Material provided:
____

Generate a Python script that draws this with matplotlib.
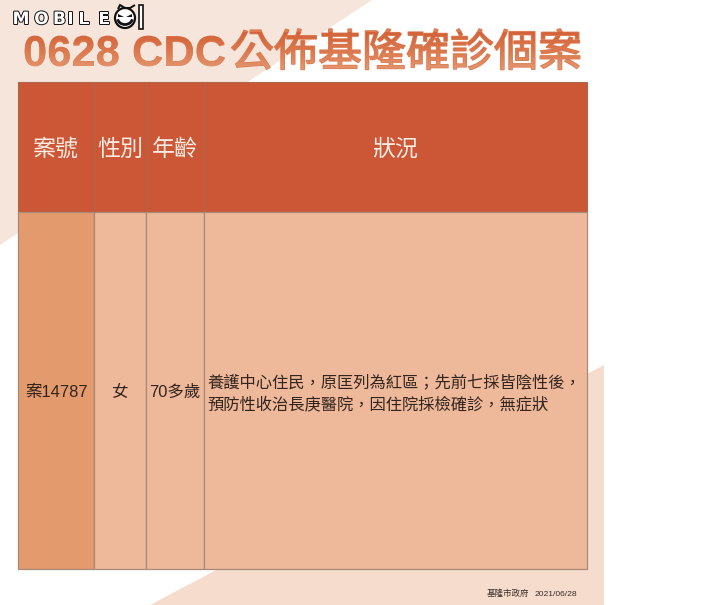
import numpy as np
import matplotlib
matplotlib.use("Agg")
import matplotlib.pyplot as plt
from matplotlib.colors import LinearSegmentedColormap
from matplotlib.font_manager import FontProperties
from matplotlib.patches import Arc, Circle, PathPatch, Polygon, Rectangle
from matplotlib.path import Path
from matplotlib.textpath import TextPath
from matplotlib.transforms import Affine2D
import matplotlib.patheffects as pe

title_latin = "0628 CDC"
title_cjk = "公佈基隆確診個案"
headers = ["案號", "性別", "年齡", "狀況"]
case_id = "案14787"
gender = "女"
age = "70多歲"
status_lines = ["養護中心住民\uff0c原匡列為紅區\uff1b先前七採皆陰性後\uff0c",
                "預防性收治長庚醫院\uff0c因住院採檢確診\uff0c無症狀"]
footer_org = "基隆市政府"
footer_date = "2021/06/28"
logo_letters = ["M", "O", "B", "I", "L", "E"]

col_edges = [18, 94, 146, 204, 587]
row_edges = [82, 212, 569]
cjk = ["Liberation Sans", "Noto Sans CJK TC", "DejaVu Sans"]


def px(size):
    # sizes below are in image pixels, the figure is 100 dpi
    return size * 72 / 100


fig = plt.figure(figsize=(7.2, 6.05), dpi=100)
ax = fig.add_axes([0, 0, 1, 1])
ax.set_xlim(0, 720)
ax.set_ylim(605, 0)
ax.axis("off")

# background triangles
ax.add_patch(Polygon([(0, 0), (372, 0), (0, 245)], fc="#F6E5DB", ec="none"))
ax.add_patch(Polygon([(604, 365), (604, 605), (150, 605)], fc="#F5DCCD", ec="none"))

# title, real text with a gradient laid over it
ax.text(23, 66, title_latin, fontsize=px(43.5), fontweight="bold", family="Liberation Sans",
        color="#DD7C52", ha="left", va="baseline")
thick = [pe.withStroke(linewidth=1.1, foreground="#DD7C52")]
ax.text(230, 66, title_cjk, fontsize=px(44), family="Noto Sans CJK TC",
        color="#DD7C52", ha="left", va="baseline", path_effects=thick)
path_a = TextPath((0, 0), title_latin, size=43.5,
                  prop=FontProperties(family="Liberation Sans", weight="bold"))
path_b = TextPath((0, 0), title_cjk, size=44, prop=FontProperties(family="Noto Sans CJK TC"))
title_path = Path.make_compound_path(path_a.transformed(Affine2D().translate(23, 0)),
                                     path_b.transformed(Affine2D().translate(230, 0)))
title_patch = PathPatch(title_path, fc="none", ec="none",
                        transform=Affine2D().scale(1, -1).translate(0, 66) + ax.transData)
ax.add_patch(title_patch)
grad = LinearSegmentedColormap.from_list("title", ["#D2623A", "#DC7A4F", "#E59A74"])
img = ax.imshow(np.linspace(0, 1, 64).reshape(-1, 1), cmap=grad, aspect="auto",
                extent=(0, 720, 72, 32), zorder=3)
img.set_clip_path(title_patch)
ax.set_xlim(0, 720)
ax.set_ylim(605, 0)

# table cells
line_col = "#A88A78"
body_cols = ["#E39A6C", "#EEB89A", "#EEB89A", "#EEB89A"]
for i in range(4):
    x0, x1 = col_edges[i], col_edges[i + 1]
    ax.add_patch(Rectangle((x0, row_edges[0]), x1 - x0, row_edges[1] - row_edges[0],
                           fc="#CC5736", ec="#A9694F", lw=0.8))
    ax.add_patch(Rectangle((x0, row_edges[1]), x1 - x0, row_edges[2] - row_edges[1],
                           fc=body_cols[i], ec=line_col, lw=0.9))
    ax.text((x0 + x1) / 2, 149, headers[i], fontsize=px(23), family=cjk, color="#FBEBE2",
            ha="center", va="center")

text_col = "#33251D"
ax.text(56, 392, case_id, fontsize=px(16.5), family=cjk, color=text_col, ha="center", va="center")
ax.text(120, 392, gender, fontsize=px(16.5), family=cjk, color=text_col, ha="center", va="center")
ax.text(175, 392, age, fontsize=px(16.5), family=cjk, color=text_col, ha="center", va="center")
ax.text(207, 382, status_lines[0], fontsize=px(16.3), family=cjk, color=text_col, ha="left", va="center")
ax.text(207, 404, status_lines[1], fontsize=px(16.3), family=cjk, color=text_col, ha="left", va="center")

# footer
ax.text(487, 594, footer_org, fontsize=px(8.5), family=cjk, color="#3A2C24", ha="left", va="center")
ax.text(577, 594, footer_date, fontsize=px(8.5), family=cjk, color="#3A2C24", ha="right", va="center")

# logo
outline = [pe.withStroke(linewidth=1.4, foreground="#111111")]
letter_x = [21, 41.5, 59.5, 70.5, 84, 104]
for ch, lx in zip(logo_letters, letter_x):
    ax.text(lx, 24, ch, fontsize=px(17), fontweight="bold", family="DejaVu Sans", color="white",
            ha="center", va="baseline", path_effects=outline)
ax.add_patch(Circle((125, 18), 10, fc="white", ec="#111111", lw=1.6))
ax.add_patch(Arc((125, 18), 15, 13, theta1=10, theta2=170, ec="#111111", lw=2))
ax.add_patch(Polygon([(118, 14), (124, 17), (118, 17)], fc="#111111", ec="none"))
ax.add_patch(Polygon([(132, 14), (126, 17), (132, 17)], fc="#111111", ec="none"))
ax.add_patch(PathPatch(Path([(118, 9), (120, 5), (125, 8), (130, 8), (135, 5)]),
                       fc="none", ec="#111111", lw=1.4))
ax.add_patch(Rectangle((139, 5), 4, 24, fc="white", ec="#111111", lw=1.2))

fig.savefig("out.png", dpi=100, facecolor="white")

____

What is needed:
Using the listing above, return all lines where the word "matplotlib" occurs.

Result of this exercise:
Generate a Python script that draws this with matplotlib.
import matplotlib
matplotlib.use("Agg")
import matplotlib.pyplot as plt
from matplotlib.colors import LinearSegmentedColormap
from matplotlib.font_manager import FontProperties
from matplotlib.patches import Arc, Circle, PathPatch, Polygon, Rectangle
from matplotlib.path import Path
from matplotlib.textpath import TextPath
from matplotlib.transforms import Affine2D
import matplotlib.patheffects as pe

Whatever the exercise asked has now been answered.